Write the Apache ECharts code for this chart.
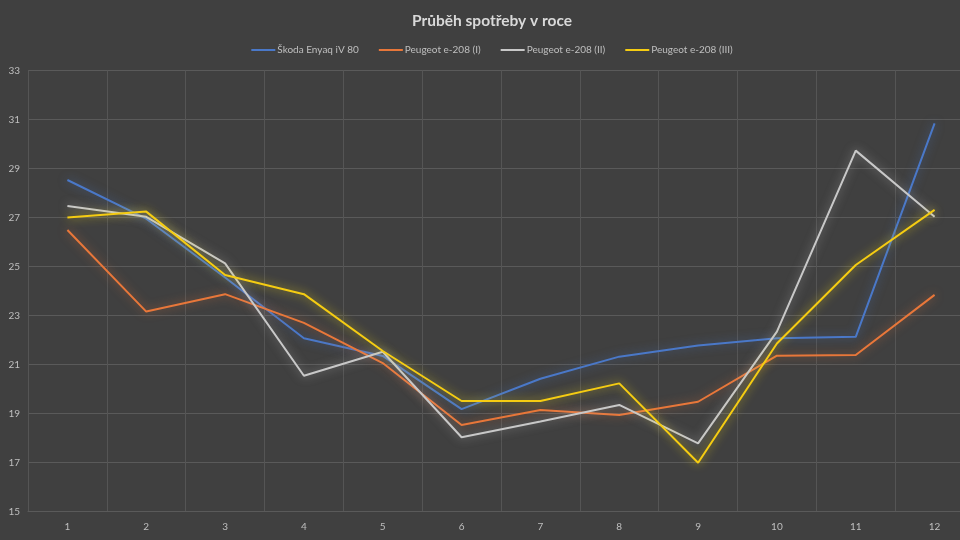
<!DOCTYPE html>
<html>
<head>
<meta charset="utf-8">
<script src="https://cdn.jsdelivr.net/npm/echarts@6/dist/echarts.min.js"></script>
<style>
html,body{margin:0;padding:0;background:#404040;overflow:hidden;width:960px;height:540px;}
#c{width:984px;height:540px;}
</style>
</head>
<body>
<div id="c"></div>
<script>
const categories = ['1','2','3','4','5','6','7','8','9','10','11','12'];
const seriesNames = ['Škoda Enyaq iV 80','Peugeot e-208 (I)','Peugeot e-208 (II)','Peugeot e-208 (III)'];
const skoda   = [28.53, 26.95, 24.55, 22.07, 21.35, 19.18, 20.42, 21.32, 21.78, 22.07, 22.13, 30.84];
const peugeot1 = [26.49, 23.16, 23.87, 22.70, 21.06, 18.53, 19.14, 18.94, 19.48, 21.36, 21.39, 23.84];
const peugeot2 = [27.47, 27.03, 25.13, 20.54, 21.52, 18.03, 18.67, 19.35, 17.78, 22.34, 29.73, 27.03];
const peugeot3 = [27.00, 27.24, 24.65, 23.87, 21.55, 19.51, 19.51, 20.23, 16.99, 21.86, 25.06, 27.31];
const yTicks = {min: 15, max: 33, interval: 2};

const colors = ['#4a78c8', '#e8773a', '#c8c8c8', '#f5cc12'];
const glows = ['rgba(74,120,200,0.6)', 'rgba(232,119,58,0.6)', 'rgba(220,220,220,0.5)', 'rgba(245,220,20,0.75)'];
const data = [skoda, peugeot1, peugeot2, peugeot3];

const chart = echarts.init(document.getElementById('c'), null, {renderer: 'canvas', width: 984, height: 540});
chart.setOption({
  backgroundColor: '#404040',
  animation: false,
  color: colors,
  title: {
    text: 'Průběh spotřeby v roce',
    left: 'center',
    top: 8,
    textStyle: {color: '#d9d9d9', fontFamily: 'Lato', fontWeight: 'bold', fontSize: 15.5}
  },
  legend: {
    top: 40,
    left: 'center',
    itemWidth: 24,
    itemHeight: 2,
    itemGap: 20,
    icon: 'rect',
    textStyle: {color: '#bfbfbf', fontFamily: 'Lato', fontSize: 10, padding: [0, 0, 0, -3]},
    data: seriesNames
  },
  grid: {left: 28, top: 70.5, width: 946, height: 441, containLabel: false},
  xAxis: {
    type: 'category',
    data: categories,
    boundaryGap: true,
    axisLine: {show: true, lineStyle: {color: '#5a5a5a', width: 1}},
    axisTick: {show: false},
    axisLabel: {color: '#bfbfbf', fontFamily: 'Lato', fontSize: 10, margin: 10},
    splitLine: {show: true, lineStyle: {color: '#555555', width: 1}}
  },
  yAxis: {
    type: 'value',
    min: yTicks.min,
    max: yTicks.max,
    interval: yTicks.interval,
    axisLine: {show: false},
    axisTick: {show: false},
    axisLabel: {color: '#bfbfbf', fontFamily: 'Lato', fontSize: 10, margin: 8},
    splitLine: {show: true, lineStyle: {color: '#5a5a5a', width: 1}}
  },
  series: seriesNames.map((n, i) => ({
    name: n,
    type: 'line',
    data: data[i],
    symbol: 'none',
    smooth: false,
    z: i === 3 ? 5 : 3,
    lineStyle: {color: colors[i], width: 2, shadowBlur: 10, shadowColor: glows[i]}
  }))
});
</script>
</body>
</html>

Exercise requirements: Replicate the material above verbatim; images stay out of the copy.

Reply:
Write the Apache ECharts code for this chart.
<!DOCTYPE html>
<html>
<head>
<meta charset="utf-8">
<script src="https://cdn.jsdelivr.net/npm/echarts@6/dist/echarts.min.js"></script>
<style>
html,body{margin:0;padding:0;background:#404040;overflow:hidden;width:960px;height:540px;}
#c{width:984px;height:540px;}
</style>
</head>
<body>
<div id="c"></div>
<script>
const categories = ['1','2','3','4','5','6','7','8','9','10','11','12'];
const seriesNames = ['Škoda Enyaq iV 80','Peugeot e-208 (I)','Peugeot e-208 (II)','Peugeot e-208 (III)'];
const skoda   = [28.53, 26.95, 24.55, 22.07, 21.35, 19.18, 20.42, 21.32, 21.78, 22.07, 22.13, 30.84];
const peugeot1 = [26.49, 23.16, 23.87, 22.70, 21.06, 18.53, 19.14, 18.94, 19.48, 21.36, 21.39, 23.84];
const peugeot2 = [27.47, 27.03, 25.13, 20.54, 21.52, 18.03, 18.67, 19.35, 17.78, 22.34, 29.73, 27.03];
const peugeot3 = [27.00, 27.24, 24.65, 23.87, 21.55, 19.51, 19.51, 20.23, 16.99, 21.86, 25.06, 27.31];
const yTicks = {min: 15, max: 33, interval: 2};

const colors = ['#4a78c8', '#e8773a', '#c8c8c8', '#f5cc12'];
const glows = ['rgba(74,120,200,0.6)', 'rgba(232,119,58,0.6)', 'rgba(220,220,220,0.5)', 'rgba(245,220,20,0.75)'];
const data = [skoda, peugeot1, peugeot2, peugeot3];

const chart = echarts.init(document.getElementById('c'), null, {renderer: 'canvas', width: 984, height: 540});
chart.setOption({
  backgroundColor: '#404040',
  animation: false,
  color: colors,
  title: {
    text: 'Průběh spotřeby v roce',
    left: 'center',
    top: 8,
    textStyle: {color: '#d9d9d9', fontFamily: 'Lato', fontWeight: 'bold', fontSize: 15.5}
  },
  legend: {
    top: 40,
    left: 'center',
    itemWidth: 24,
    itemHeight: 2,
    itemGap: 20,
    icon: 'rect',
    textStyle: {color: '#bfbfbf', fontFamily: 'Lato', fontSize: 10, padding: [0, 0, 0, -3]},
    data: seriesNames
  },
  grid: {left: 28, top: 70.5, width: 946, height: 441, containLabel: false},
  xAxis: {
    type: 'category',
    data: categories,
    boundaryGap: true,
    axisLine: {show: true, lineStyle: {color: '#5a5a5a', width: 1}},
    axisTick: {show: false},
    axisLabel: {color: '#bfbfbf', fontFamily: 'Lato', fontSize: 10, margin: 10},
    splitLine: {show: true, lineStyle: {color: '#555555', width: 1}}
  },
  yAxis: {
    type: 'value',
    min: yTicks.min,
    max: yTicks.max,
    interval: yTicks.interval,
    axisLine: {show: false},
    axisTick: {show: false},
    axisLabel: {color: '#bfbfbf', fontFamily: 'Lato', fontSize: 10, margin: 8},
    splitLine: {show: true, lineStyle: {color: '#5a5a5a', width: 1}}
  },
  series: seriesNames.map((n, i) => ({
    name: n,
    type: 'line',
    data: data[i],
    symbol: 'none',
    smooth: false,
    z: i === 3 ? 5 : 3,
    lineStyle: {color: colors[i], width: 2, shadowBlur: 10, shadowColor: glows[i]}
  }))
});
</script>
</body>
</html>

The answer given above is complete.